start

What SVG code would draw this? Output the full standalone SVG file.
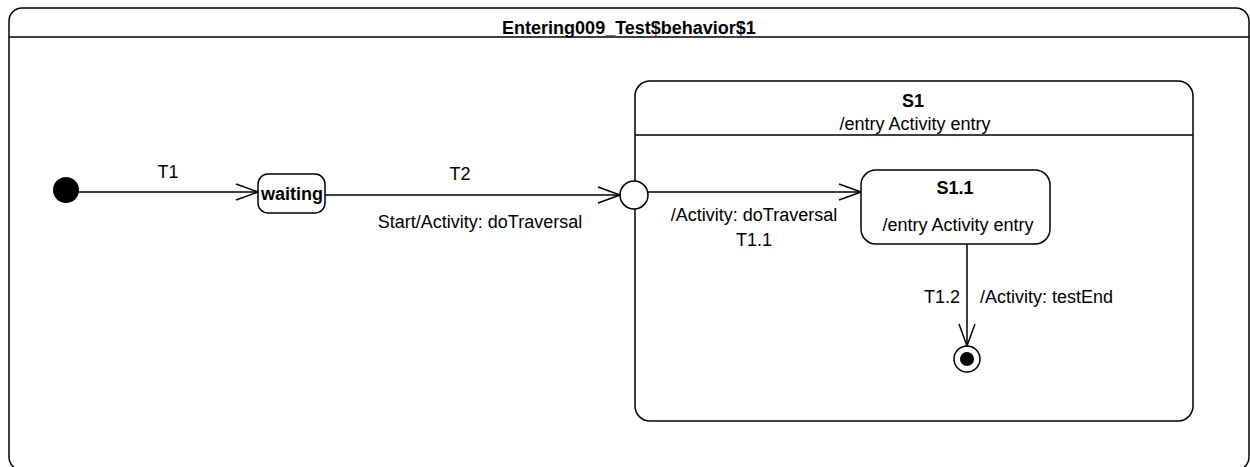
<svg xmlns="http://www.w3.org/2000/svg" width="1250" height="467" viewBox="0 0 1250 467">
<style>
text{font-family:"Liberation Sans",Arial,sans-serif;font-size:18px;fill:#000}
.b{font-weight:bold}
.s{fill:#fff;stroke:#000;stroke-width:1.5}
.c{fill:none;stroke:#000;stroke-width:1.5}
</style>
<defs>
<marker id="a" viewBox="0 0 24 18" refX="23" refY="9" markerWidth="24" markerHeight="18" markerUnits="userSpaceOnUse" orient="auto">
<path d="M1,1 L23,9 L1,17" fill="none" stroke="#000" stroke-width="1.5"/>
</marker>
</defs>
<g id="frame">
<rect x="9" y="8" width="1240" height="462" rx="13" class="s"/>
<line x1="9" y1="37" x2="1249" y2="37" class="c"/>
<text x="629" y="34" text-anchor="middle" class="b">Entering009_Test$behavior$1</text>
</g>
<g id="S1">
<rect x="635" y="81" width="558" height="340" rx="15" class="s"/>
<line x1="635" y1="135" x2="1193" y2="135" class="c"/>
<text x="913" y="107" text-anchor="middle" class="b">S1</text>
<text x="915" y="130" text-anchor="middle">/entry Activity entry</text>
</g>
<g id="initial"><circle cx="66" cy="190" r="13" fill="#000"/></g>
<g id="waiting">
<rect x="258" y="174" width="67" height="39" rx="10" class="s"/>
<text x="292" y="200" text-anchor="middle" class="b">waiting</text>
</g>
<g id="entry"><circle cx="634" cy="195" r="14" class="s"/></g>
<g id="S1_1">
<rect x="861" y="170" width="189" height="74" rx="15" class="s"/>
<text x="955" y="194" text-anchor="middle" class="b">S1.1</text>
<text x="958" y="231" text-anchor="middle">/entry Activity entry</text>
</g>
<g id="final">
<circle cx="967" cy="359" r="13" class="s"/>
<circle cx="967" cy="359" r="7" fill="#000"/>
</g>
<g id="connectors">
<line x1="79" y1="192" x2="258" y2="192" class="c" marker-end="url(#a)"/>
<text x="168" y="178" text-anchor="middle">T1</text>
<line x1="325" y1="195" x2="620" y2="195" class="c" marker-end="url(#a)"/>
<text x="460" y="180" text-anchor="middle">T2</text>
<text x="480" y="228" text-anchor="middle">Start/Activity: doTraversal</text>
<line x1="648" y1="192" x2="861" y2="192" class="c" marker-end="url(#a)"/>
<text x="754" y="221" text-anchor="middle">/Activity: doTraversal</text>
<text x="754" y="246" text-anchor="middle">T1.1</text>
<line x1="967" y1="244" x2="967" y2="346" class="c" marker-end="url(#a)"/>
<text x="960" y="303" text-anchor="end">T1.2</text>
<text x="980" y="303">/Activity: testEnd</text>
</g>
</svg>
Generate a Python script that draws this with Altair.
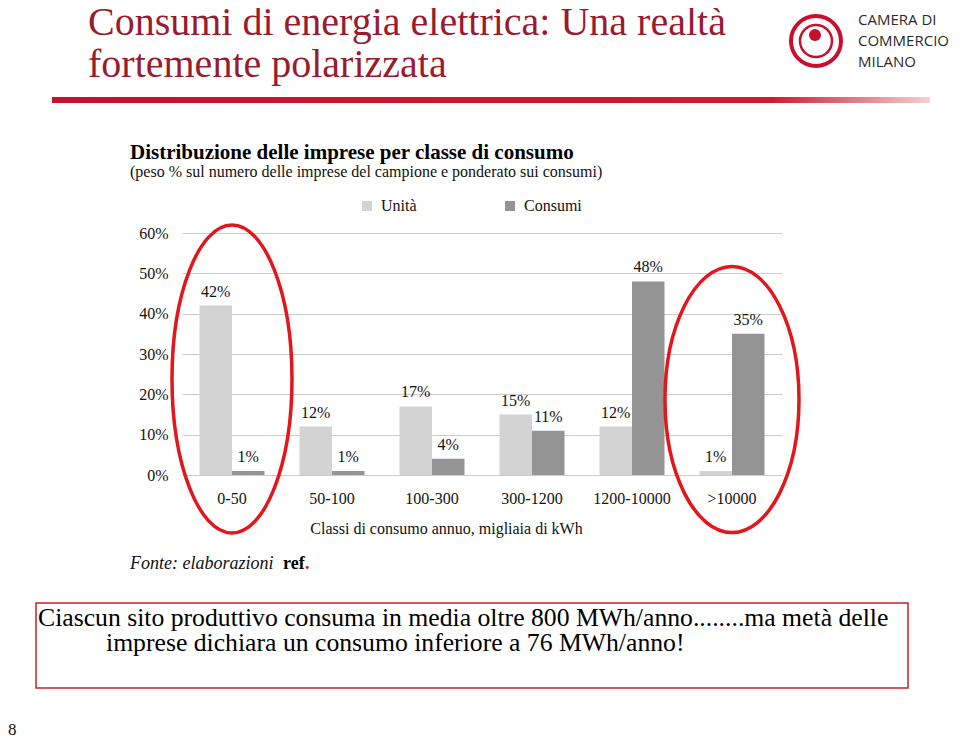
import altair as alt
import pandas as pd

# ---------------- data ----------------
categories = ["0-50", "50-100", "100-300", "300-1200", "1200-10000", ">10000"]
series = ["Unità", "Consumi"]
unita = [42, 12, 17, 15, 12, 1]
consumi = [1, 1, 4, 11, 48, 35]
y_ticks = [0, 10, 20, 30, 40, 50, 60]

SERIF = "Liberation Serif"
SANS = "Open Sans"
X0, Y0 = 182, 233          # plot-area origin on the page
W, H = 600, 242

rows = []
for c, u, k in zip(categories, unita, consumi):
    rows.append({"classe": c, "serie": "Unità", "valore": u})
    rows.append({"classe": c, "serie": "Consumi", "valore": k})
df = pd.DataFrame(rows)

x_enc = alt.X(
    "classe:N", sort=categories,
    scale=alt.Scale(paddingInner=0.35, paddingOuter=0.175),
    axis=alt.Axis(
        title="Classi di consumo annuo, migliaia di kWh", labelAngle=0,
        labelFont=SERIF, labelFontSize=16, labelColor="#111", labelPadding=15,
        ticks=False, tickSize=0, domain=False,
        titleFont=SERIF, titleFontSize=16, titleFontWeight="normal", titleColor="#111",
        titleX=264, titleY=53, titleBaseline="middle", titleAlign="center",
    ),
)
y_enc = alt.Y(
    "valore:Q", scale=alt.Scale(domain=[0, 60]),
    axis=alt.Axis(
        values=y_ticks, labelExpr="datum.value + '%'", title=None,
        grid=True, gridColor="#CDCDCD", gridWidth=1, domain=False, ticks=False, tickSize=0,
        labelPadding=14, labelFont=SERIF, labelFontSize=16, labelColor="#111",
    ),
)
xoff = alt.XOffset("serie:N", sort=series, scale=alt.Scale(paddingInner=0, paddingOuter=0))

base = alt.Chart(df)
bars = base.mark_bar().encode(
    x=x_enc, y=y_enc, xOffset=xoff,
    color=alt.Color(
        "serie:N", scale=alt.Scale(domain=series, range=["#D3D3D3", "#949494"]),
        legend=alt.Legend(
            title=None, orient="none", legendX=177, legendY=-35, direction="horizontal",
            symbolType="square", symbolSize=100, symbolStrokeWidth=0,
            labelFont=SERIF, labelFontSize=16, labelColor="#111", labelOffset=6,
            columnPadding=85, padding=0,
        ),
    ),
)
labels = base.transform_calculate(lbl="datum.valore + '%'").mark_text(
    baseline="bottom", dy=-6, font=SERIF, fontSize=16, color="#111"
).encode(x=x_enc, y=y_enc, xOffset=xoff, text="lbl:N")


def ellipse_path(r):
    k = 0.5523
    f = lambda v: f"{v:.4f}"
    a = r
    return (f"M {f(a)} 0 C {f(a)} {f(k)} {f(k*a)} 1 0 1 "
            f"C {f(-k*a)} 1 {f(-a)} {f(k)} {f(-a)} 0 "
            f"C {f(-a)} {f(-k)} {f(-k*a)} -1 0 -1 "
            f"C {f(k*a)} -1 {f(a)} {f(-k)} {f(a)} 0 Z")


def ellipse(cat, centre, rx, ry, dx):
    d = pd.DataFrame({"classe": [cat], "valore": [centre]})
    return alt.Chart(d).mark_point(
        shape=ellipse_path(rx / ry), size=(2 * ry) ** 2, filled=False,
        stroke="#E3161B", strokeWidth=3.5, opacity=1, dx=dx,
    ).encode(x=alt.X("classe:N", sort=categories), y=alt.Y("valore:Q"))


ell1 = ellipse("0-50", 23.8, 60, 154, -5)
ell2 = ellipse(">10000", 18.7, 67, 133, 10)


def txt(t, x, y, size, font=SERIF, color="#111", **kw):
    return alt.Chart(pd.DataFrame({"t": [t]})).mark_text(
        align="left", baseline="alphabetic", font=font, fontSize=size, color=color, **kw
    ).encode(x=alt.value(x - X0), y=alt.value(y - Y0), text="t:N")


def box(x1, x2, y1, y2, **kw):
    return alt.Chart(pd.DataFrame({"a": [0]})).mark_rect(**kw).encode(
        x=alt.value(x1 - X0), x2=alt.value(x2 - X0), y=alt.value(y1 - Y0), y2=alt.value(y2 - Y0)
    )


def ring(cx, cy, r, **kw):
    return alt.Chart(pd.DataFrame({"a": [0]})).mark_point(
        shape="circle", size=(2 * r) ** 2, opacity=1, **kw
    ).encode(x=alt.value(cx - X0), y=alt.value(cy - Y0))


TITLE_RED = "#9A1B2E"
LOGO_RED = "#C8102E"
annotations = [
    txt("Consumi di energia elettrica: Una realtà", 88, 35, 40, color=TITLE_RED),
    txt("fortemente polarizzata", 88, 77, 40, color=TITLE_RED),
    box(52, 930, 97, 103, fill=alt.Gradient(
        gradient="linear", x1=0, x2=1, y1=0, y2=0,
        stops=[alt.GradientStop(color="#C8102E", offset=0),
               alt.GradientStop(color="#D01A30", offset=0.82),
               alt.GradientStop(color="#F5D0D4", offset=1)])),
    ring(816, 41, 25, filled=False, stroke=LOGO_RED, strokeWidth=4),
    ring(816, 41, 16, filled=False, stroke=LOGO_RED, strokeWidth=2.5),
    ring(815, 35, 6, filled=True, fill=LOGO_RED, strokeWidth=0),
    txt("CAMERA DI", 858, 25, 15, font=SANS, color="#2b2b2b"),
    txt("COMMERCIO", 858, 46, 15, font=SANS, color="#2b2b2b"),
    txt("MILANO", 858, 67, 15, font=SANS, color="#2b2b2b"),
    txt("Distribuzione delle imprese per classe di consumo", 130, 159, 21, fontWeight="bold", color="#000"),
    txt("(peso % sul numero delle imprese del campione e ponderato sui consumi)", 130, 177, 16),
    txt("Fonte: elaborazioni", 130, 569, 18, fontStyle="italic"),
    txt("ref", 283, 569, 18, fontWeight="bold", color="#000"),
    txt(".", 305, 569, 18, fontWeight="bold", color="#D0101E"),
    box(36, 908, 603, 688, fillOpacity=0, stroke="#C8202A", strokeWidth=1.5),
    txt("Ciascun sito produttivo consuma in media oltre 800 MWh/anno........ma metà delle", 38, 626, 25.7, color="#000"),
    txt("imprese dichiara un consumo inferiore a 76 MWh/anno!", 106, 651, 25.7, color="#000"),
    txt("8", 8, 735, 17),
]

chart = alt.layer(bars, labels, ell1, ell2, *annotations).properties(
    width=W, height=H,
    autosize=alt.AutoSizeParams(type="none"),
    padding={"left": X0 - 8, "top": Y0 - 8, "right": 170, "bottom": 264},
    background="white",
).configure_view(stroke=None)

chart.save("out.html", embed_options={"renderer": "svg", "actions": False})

end

| STATED GOAL |
From the line with "Generate a Python" to the line with "sort=series, scale=alt.Scale(paddingInner=0, paddingOuter=0))", set down those lines word for word and only those, counting both ends. Pictures stay out of the copy.

| OUTPUT FOR THIS TASK |
Generate a Python script that draws this with Altair.
import altair as alt
import pandas as pd

# ---------------- data ----------------
categories = ["0-50", "50-100", "100-300", "300-1200", "1200-10000", ">10000"]
series = ["Unità", "Consumi"]
unita = [42, 12, 17, 15, 12, 1]
consumi = [1, 1, 4, 11, 48, 35]
y_ticks = [0, 10, 20, 30, 40, 50, 60]

SERIF = "Liberation Serif"
SANS = "Open Sans"
X0, Y0 = 182, 233          # plot-area origin on the page
W, H = 600, 242

rows = []
for c, u, k in zip(categories, unita, consumi):
    rows.append({"classe": c, "serie": "Unità", "valore": u})
    rows.append({"classe": c, "serie": "Consumi", "valore": k})
df = pd.DataFrame(rows)

x_enc = alt.X(
    "classe:N", sort=categories,
    scale=alt.Scale(paddingInner=0.35, paddingOuter=0.175),
    axis=alt.Axis(
        title="Classi di consumo annuo, migliaia di kWh", labelAngle=0,
        labelFont=SERIF, labelFontSize=16, labelColor="#111", labelPadding=15,
        ticks=False, tickSize=0, domain=False,
        titleFont=SERIF, titleFontSize=16, titleFontWeight="normal", titleColor="#111",
        titleX=264, titleY=53, titleBaseline="middle", titleAlign="center",
    ),
)
y_enc = alt.Y(
    "valore:Q", scale=alt.Scale(domain=[0, 60]),
    axis=alt.Axis(
        values=y_ticks, labelExpr="datum.value + '%'", title=None,
        grid=True, gridColor="#CDCDCD", gridWidth=1, domain=False, ticks=False, tickSize=0,
        labelPadding=14, labelFont=SERIF, labelFontSize=16, labelColor="#111",
    ),
)
xoff = alt.XOffset("serie:N", sort=series, scale=alt.Scale(paddingInner=0, paddingOuter=0))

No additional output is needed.